Friday, January 28, 2011

Confucius Analect of the Week, January 27, 2011

U pluribus unum.  Out of many, one.  That inscription appears on the Great Seal of the United States.

Lately that motto has given way to “diversity” on college campuses, the media, entertainment, government, and business.  Each of the many is more important in its own right, rather than as part of a whole.

China is different.  The Han people constitute 90% of its population, the rest a collection of small tribes and indigenous groups.  Chinese are proud, cultured people.

This sentiment, the sense of high culture, appears in the Analects, Chapter III, Verse 5.

James R. Ware:  “China without a recognized leader is preferable to foreigners with all their leaders.”

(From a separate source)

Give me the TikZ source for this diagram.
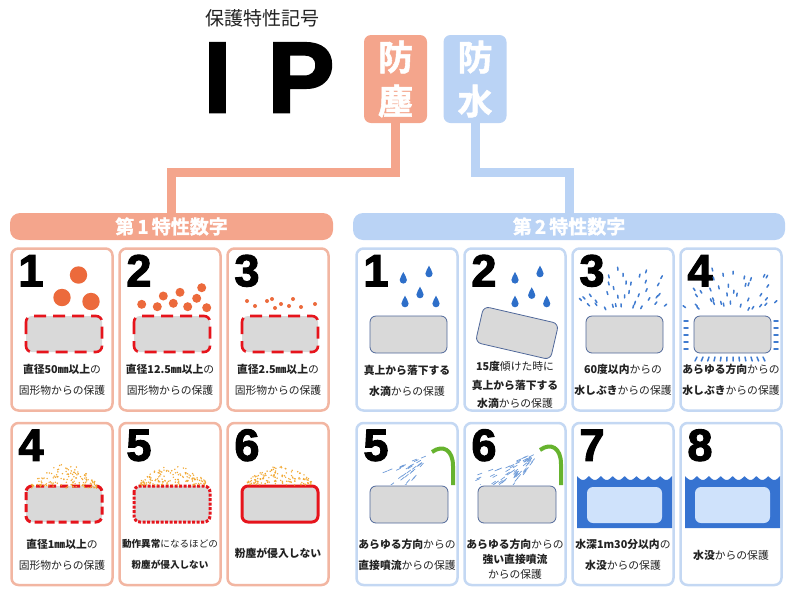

James Legge:  “The Master said, “The rude tribes of the east and north have their princes, and are not like the States of our great land which are without them.”

Confucius.org: Confucius said,  “Even with lords, the Yi and the Ti cannot be compared to the Hsia without lords.”

A. Charles Muller: Confucius said:   “The tribes of the East and North (Koreans and Mongolians), though having kings, are not equal to our people, even when lacking kings.”

Order and stability are the hallmarks of Confucianism.  Yet without a lord to impose order, Chinese civilization is superior to those of other peoples with lords, princes, or kings.

I’ve run this analect by many Chinese visitors at Stanford and almost all concur in the interpretation of the superiority of Chinese culture.